— START OF DATA BLOCK —

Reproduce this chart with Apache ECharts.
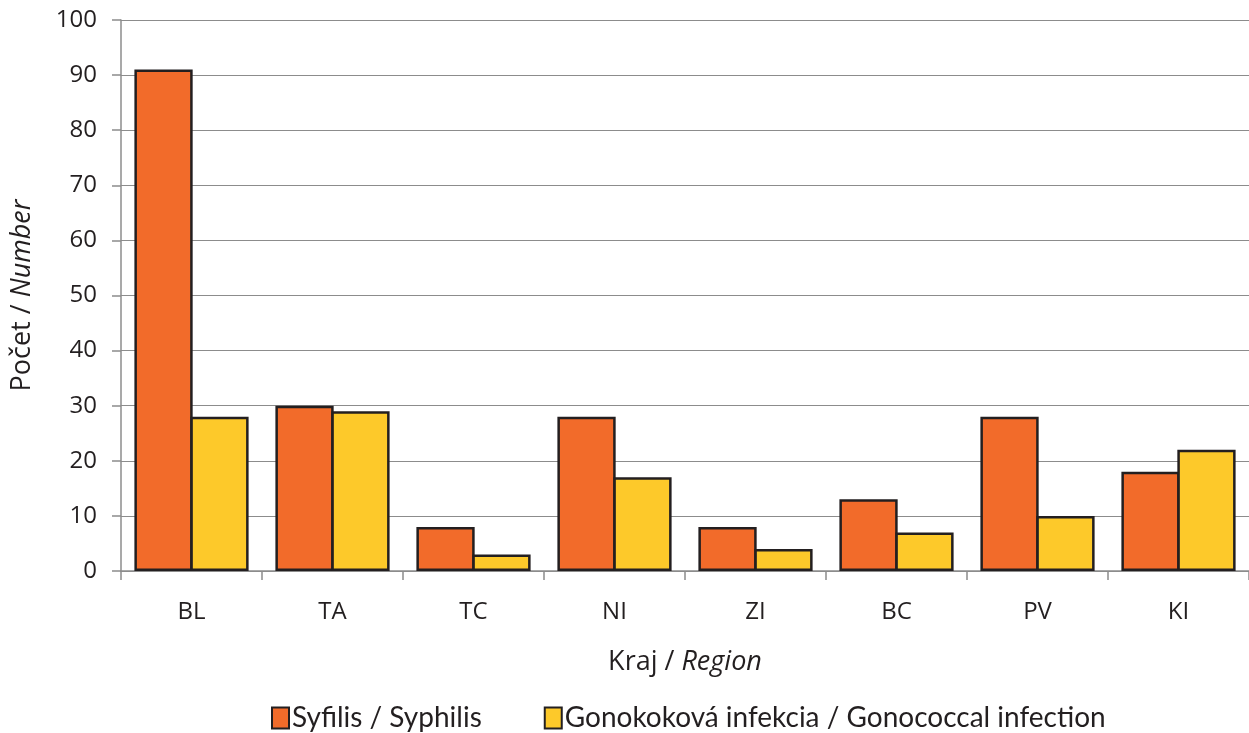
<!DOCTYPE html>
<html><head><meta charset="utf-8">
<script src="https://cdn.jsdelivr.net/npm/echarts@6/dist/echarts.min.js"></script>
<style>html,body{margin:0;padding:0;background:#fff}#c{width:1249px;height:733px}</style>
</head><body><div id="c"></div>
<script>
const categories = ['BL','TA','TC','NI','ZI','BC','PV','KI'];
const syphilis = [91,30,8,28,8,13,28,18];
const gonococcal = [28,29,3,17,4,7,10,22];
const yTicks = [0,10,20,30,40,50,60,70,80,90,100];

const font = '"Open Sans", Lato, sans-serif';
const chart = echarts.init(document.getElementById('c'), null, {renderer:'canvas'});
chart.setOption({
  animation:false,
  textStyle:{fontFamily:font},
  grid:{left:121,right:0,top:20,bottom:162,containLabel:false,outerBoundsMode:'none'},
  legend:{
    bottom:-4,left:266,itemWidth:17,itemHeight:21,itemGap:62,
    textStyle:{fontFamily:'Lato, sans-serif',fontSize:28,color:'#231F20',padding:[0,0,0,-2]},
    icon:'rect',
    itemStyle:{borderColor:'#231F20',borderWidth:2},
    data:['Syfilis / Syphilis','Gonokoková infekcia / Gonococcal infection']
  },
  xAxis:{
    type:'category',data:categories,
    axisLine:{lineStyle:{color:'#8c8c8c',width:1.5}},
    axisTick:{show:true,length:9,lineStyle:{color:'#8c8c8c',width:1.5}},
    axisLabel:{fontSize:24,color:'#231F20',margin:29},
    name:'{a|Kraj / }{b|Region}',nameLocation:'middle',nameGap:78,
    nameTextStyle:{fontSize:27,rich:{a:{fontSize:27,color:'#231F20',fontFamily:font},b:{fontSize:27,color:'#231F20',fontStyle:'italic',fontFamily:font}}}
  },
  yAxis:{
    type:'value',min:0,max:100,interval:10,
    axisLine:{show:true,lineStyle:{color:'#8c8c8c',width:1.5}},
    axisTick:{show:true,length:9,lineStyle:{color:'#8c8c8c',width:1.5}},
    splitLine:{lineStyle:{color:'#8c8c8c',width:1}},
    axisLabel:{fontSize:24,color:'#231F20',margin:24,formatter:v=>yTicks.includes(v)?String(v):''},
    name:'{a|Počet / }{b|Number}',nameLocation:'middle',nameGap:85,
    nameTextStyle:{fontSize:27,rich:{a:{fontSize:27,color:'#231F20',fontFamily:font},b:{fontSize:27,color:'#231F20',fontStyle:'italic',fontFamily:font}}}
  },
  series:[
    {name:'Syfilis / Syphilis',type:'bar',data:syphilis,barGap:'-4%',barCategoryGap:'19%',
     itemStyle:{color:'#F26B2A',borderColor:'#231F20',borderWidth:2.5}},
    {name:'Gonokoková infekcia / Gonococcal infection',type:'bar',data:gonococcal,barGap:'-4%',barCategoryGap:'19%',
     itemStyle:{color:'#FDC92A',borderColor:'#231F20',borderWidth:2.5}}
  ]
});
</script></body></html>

— END OF DATA BLOCK —

## AIM
Transcribe exactly, with no pictures, the lines running from the first line of the material through the line holding "const yTicks = [0,10,20,30,40,50,60,70,80,90,100];".

## FULL OUTPUT
Reproduce this chart with Apache ECharts.
<!DOCTYPE html>
<html><head><meta charset="utf-8">
<script src="https://cdn.jsdelivr.net/npm/echarts@6/dist/echarts.min.js"></script>
<style>html,body{margin:0;padding:0;background:#fff}#c{width:1249px;height:733px}</style>
</head><body><div id="c"></div>
<script>
const categories = ['BL','TA','TC','NI','ZI','BC','PV','KI'];
const syphilis = [91,30,8,28,8,13,28,18];
const gonococcal = [28,29,3,17,4,7,10,22];
const yTicks = [0,10,20,30,40,50,60,70,80,90,100];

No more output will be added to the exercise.